Support Category Pages with Technical SEO and Performance
Category pages should load quickly, work well on mobile, and be easy for Google to crawl. Core Web Vitals, image handling, script weight, and theme design all affect how usable the page feels. A slow collection page can reduce engagement and make it harder for shoppers to browse multiple products.
Keep image files efficient, reduce unnecessary apps, and avoid heavy page elements that push the product grid too far down. Mobile ecommerce SEO is especially important because many shoppers start on smaller screens, where clutter and long load times create a poor experience.
Technical SEO also includes structured data. Product and Offer schema can help search engines interpret product details more clearly, although rich results are never guaranteed. For official guidance, Google’s SEO Starter Guide is a useful reference point for site owners and teams working on ecommerce pages.
It is also worth checking category performance in Google Search Console so you can review indexing, impressions, queries, and page-level issues over time.
Optimise for Shoppers, Not Just Search Engines
Category page SEO should improve usability, not distract from it. Make product cards clear, include useful sorting options, and keep navigation intuitive. If products go out of stock, decide whether the category should still show them, hide them, or move shoppers to a replacement item. Out-of-stock product SEO is important because poor handling can waste crawl equity and create frustrating user journeys.
Think about trust signals too. Visible shipping information, return policies, review summaries, and clear pricing all influence ecommerce conversions. These elements do not replace SEO, but they make the page more useful for real visitors, which is the point of organic traffic growth in the first place.
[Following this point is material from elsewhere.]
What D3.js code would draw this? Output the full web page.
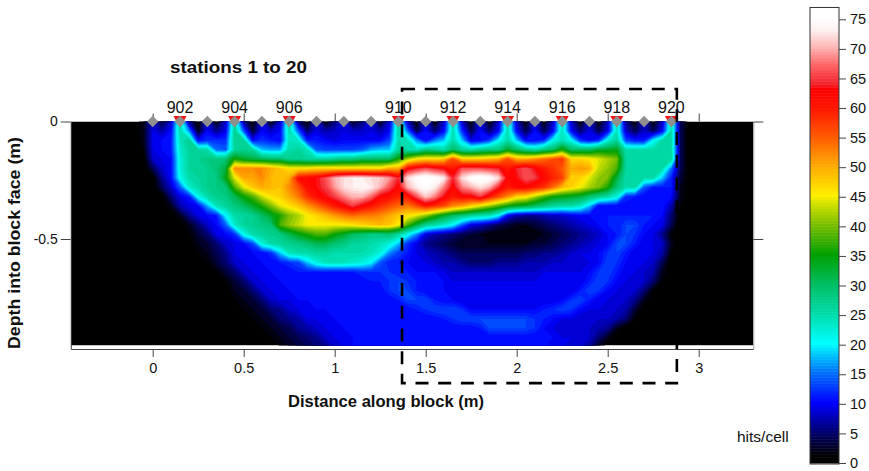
<!DOCTYPE html>
<html>
<head>
<meta charset="utf-8">
<script src="https://cdn.jsdelivr.net/npm/d3@7"></script>
<style>
html,body{margin:0;padding:0;background:#fff;}
svg{display:block;}
text{font-family:"Liberation Sans",Arial,sans-serif;fill:#111;}
</style>
</head>
<body>
<svg id="chart" width="869" height="471"></svg>
<script>
const gridX0 = -0.10, gridDx = 0.05, gridDy = 0.04;
const hitRows = [
[0,2,8,3,8,25,6,1,9,1,8,25,6,1,9,1,8,25,5,1,9,1,5,9,2,5,9,2,8,25,8,1,10,1,8,25,8,1,10,1,8,25,8,1,10,1,8,25,8,1,9,1,8,25,6,1,9,1,8,24,4,0,0],
[0,2,9,7,10,25,16,2,10,6,9,27,14,3,10,8,10,25,14,5,9,7,8,9,8,8,9,7,10,26,15,4,10,5,10,25,12,4,10,5,10,25,10,4,10,4,10,24,10,5,9,4,9,24,8,4,8,4,10,25,4,0,0],
[0,2,9,10,11,24,27,10,12,12,12,27,26,10,12,11,10,24,23,11,11,10,9,10,10,10,10,10,13,25,24,16,10,15,18,25,18,9,10,13,20,25,18,10,10,12,21,24,21,12,10,12,22,26,13,11,11,20,25,25,4,0,0],
[0,1,9,10,11,23,26,26,25,15,14,26,27,26,18,17,17,25,26,24,14,13,13,13,13,14,17,18,18,26,25,24,28,27,25,30,26,25,27,28,28,33,30,27,25,28,30,36,30,30,30,33,33,34,25,25,25,25,25,25,4,0,0],
[0,0,8,9,10,22,26,27,28,28,29,36,33,32,31,30,30,27,27,26,26,26,27,28,28,30,30,30,30,36,42,46,47,47,48,56,48,48,48,49,50,56,50,50,52,54,56,58,47,47,46,44,42,40,26,25,25,25,26,26,4,0,0],
[0,0,4,8,10,22,26,26,27,29,32,52,52,52,52,50,48,46,46,46,47,47,47,47,47,47,47,47,50,50,62,64,66,64,63,60,66,66,66,65,64,60,64,66,63,60,58,55,50,51,50,43,41,38,26,25,25,25,25,15,4,0,0],
[0,0,0,6,10,21,25,26,27,28,34,44,50,50,52,49,48,50,61,62,63,66,70,72,73,73,72,71,69,64,72,75,76,75,73,64,72,75,76,75,72,62,63,66,65,62,59,57,47,47,44,41,40,32,25,25,25,25,18,11,3,0,0],
[0,0,0,4,8,14,23,25,27,28,29,38,44,48,50,49,48,52,56,61,63,65,69,72,73,74,73,70,66,62,70,73,75,73,68,62,68,70,72,70,64,60,62,62,60,58,54,49,47,45,42,40,36,29,25,25,14,11,11,11,2,0,0],
[0,0,0,0,5,9,11,21,25,27,28,31,35,38,43,46,47,50,53,58,61,63,65,68,70,70,67,62,61,59,60,66,71,68,63,60,62,62,65,60,56,52,47,46,42,38,35,34,33,32,29,27,25,22,12,11,10,10,10,10,2,0,0],
[0,0,0,0,2,7,9,10,17,24,26,28,30,33,36,40,44,46,48,51,54,57,60,62,65,62,60,58,56,54,53,56,60,58,56,52,50,47,44,41,38,35,33,32,30,28,26,25,25,23,18,10,10,10,10,10,10,10,11,7,1,0,0],
[0,0,0,0,0,2,6,9,10,11,20,25,26,27,30,33,36,40,42,45,47,49,51,53,54,53,53,52,50,48,46,44,41,37,33,30,28,26,25,24,20,10,7,6,6,7,8,8,9,10,10,10,11,11,11,11,11,11,10,5,0,0,0],
[0,0,0,0,0,0,2,5,8,10,14,23,26,27,28,29,38,41,43,45,45,45,45,45,46,47,48,49,48,45,38,32,27,25,23,20,14,9,8,6,4,3,2,2,3,4,5,6,7,8,9,10,11,11,13,13,11,10,9,4,0,0,0],
[0,0,0,0,0,0,1,3,5,9,10,12,21,25,26,27,28,31,34,36,38,38,35,33,30,29,28,28,29,26,21,16,9,7,6,5,4,3,2,1,1,1,1,1,1,2,3,4,5,6,7,8,10,11,13,12,10,9,6,1,0,0,0],
[0,0,0,0,0,0,0,2,3,5,8,9,10,13,22,25,26,27,28,29,31,31,29,28,26,26,25,24,22,18,12,9,6,5,4,3,2,2,2,2,2,2,2,2,3,3,4,5,6,7,8,9,10,13,13,11,9,9,8,2,0,0,0],
[0,0,0,0,0,0,0,1,2,4,6,9,9,10,10,12,18,24,25,25,26,26,25,25,25,25,24,22,16,13,11,9,8,7,6,5,4,4,4,4,4,4,4,5,5,6,6,7,8,9,9,10,12,13,11,9,9,9,7,1,0,0,0],
[0,0,0,0,0,0,0,0,1,3,5,8,9,9,10,10,11,12,13,18,22,24,24,24,23,22,20,14,11,11,10,9,9,8,7,7,6,5,5,5,6,6,6,7,7,7,8,8,8,8,9,10,13,12,10,9,9,8,4,0,0,0,0],
[0,0,0,0,0,0,0,0,0,1,3,5,8,9,9,10,10,10,11,11,11,11,11,11,11,12,12,12,12,11,11,10,10,10,9,8,8,8,8,8,8,8,8,8,8,9,9,9,9,9,10,12,13,11,9,9,8,7,2,0,0,0,0],
[0,0,0,0,0,0,0,0,0,0,1,3,5,8,9,9,10,10,10,10,10,10,10,10,10,10,11,11,12,13,12,11,10,10,10,9,9,9,9,9,9,9,9,9,9,9,9,9,9,9,11,13,12,10,9,8,8,5,1,0,0,0,0],
[0,0,0,0,0,0,0,0,0,0,0,2,3,5,8,9,9,10,10,10,10,10,10,10,10,10,10,10,12,13,13,11,10,10,10,9,9,9,9,9,9,9,9,9,9,9,9,9,9,11,13,12,10,9,8,8,5,1,0,0,0,0,0],
[0,0,0,0,0,0,0,0,0,0,0,1,2,3,5,8,9,9,10,10,10,10,10,10,10,10,10,10,10,11,13,13,13,11,10,10,9,9,9,9,9,9,9,9,9,9,9,10,12,13,11,9,9,8,8,6,2,0,0,0,0,0,0],
[0,0,0,0,0,0,0,0,0,0,0,0,1,2,3,5,6,8,9,9,10,10,10,10,10,10,10,10,10,10,10,11,12,13,13,13,12,10,10,10,10,10,10,10,10,11,12,13,12,10,9,9,8,8,7,3,0,0,0,0,0,0,0],
[0,0,0,0,0,0,0,0,0,0,0,0,0,1,2,3,5,6,7,9,9,9,10,10,10,10,10,10,10,10,10,10,10,10,11,12,13,13,13,13,13,13,13,13,12,11,10,9,9,8,8,8,8,7,5,1,0,0,0,0,0,0,0],
[0,0,0,0,0,0,0,0,0,0,0,0,0,0,1,2,3,4,6,7,8,9,9,10,10,10,10,10,10,10,10,10,10,10,10,10,10,10,11,13,13,13,13,13,12,10,9,8,8,8,8,7,6,2,0,0,0,0,0,0,0,0,0],
[0,0,0,0,0,0,0,0,0,0,0,0,0,0,0,1,2,3,4,5,6,8,9,9,10,10,10,10,10,10,10,10,10,10,10,10,10,10,10,10,10,10,10,10,10,10,10,9,9,8,8,5,2,0,0,0,0,0,0,0,0,0,0],
[0,0,0,0,0,0,0,0,0,0,0,0,0,0,0,0,1,2,3,4,5,6,8,9,10,10,10,10,10,10,10,10,10,10,10,10,10,10,10,10,10,10,10,10,10,10,9,9,8,8,6,2,0,0,0,0,0,0,0,0,0,0,0]
];
const colorStops = [0,1,5,10,15,20,25,30,35,40,44,45,50,55,60,63,64,67,70,73,75,77];
const colorValues = ["#000000","#000000","#00006e","#0000ff","#006eff","#00ffff","#00dcaa","#00be64","#00a000","#78be00","#dce600","#fff000","#ffaa00","#ff5a00","#ff1400","#ff0000","#f02832","#ff6464","#ffb4b4","#fff0f0","#ffffff","#ffffff"];
const xTicks = [0,0.5,1,1.5,2,2.5,3];
const yTicks = [0,-0.5];
const legendTicks = d3.range(0,80,5);
const stationX = [0,0.15,0.3,0.45,0.6,0.75,0.9,1.05,1.2,1.35,1.5,1.65,1.8,1.95,2.1,2.25,2.4,2.55,2.7,2.85];
const sourceX = [0.15,0.45,0.75,1.35,1.65,1.95,2.25,2.55,2.85];
const sourceLabels = ["902","904","906","910","912","914","916","918","920"];
const boxX = [1.37,2.88];
const boxY = [0.138,-1.113];

const svg = d3.select("#chart");
const x = d3.scaleLinear().domain([-0.45,3.3]).range([70.8,753.3]);
const y = d3.scaleLinear().domain([0,-0.968]).range([121.5,349]);
const imageBottom = -0.953;
const color = d3.scaleLinear().domain(colorStops).range(colorValues).clamp(true);

const clip = svg.append("defs").append("clipPath").attr("id","img");
clip.append("rect").attr("x",x(-0.45)).attr("y",y(0)).attr("width",x(3.3)-x(-0.45)).attr("height",y(imageBottom)-y(0));

const img = svg.append("g").attr("clip-path","url(#img)");
img.append("rect").attr("x",x(-0.45)).attr("y",y(0)).attr("width",x(3.3)-x(-0.45)).attr("height",y(imageBottom)-y(0)).attr("fill","#000");

const nRows = hitRows.length, nCols = hitRows[0].length;
const contours = d3.contours().size([nCols,nRows]).smooth(true).thresholds(d3.range(1,77,1))(hitRows.flat());
const proj = d3.geoTransform({point(px,py){
  this.stream.point(x(gridX0+gridDx*(px-0.5)), y(-gridDy*(py-0.5)));
}});
const path = d3.geoPath(proj);
img.selectAll("path.band").data(contours).join("path").attr("class","band")
  .attr("d",path).attr("fill",d=>color(d.value+0.5));

const axisColor = "#444";
function styleAxis(g,size){
  g.selectAll("path.domain").attr("stroke",axisColor);
  g.selectAll("line").attr("stroke",axisColor);
  g.selectAll("text").style("font-size",size+"px").style("font-family",'"Liberation Sans",Arial,sans-serif').attr("fill","#111");
}
const gB = svg.append("g").attr("transform",`translate(0,${y(-0.968)})`)
  .call(d3.axisBottom(x).tickValues(xTicks).tickFormat(d=>String(d)).tickSize(8).tickSizeOuter(0));
gB.selectAll("text").attr("dy","0").attr("y",24);
styleAxis(gB,14.5);
const gL = svg.append("g").attr("transform",`translate(${x(-0.45)},0)`)
  .call(d3.axisLeft(y).tickValues(yTicks).tickFormat(d=>String(d)).tickSize(10).tickSizeOuter(0));
gL.selectAll("text").attr("x",-13);
styleAxis(gL,14);
const gR = svg.append("g").attr("transform",`translate(${x(3.3)},0)`)
  .call(d3.axisRight(y).tickValues(yTicks).tickFormat("").tickSize(10).tickSizeOuter(0));
styleAxis(gR,14);
gR.select("path.domain").attr("stroke","#999");
const gT = svg.append("g").attr("transform",`translate(0,${y(0)})`)
  .call(d3.axisTop(x).tickValues(xTicks).tickFormat("").tickSize(8).tickSizeOuter(0));
gT.select("path.domain").remove();
styleAxis(gT,14);

svg.append("g").selectAll("path").data(sourceX).join("path")
  .attr("d",d3.symbol(d3.symbolTriangle,75))
  .attr("transform",d=>`translate(${x(d)},${y(0)-1.8}) rotate(180)`).attr("fill","#f01414");
svg.append("g").selectAll("path").data(stationX).join("path")
  .attr("d",d3.symbol(d3.symbolSquare,64))
  .attr("transform",d=>`translate(${x(d)},${y(0)}) rotate(45)`).attr("fill","#8f8f8f");

svg.append("g").selectAll("text").data(sourceX).join("text")
  .attr("x",d=>x(d)).attr("y",113).attr("text-anchor","middle").style("font-size","16px")
  .text((d,i)=>sourceLabels[i]);

svg.append("rect").attr("x",x(boxX[0])).attr("y",y(boxY[0])).attr("width",x(boxX[1])-x(boxX[0])).attr("height",y(boxY[1])-y(boxY[0]))
  .attr("fill","none").attr("stroke","#000").attr("stroke-width",2.6).attr("stroke-dasharray","13,9.7");

svg.append("text").attr("x",170).attr("y",73).style("font-size","17px").style("font-weight","bold")
  .attr("textLength",137).attr("lengthAdjust","spacingAndGlyphs").text("stations 1 to 20");
svg.append("text").attr("x",288).attr("y",407).style("font-size","16.5px").style("font-weight","bold")
  .attr("textLength",196).attr("lengthAdjust","spacingAndGlyphs").text("Distance along block (m)");
svg.append("text").attr("transform","translate(20,349) rotate(-90)").style("font-size","16.5px").style("font-weight","bold")
  .attr("textLength",212).attr("lengthAdjust","spacingAndGlyphs").text("Depth into block face (m)");
svg.append("text").attr("x",737).attr("y",442).style("font-size","15.5px").text("hits/cell");

const ly = d3.scaleLinear().domain([0,75]).range([463,19.3]);
const steps = d3.range(0,77,0.5);
svg.append("g").selectAll("rect").data(steps).join("rect")
  .attr("x",810).attr("width",29).attr("y",d=>ly(d+0.5)).attr("height",d=>ly(d)-ly(d+0.5)+0.5)
  .attr("fill",d=>color(d));
svg.append("rect").attr("x",810).attr("width",29).attr("y",ly(77)).attr("height",ly(0)-ly(77)+1).attr("fill","none").attr("stroke","#333");
const gC = svg.append("g").attr("transform","translate(839,0)")
  .call(d3.axisRight(ly).tickValues(legendTicks).tickFormat(d=>String(d)).tickSize(7).tickSizeOuter(0));
gC.select("path.domain").remove();
gC.selectAll("text").attr("x",11);
styleAxis(gC,14.5);
</script>
</body>
</html>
For mobile shoppers, avoid overwhelming the top of the page with banners or pop-ups. Keep the product grid visible, make filters easy to use, and test how the page behaves on different devices. A category page should help users compare options quickly and move smoothly towards the product detail pages.
Conclusion
Improving Shopify category pages is one of the most practical ways to support organic traffic for an online store. The best pages combine clear keyword targeting, useful copy, strong internal linking, careful technical SEO, and a layout that works well for both search engines and shoppers.
There is no single fix that works for every store. The strongest results usually come from consistent optimisation, good product organisation, clean site architecture, and ongoing testing. When category pages are built with search intent and usability in mind, they can become a reliable part of a broader ecommerce SEO strategy.
Frequently Asked Questions
How long should a Shopify category page be?
There is no fixed length. Aim for enough useful copy to explain the category clearly without making the page feel cluttered or hard to browse.
Should I add text above or below the product grid?
Both can work. Keep a short introduction near the top and add more detailed guidance lower down if it helps shoppers without interrupting product browsing.
Do collection pages need schema markup?
Structured data can help search engines understand your products, but it does not guarantee rich results. Product and Offer schema are often the most relevant starting points.
What is the biggest mistake with Shopify category SEO?
One common mistake is relying on thin pages with weak internal linking and too many duplicate filter URLs. A clearer structure usually helps both users and search engines.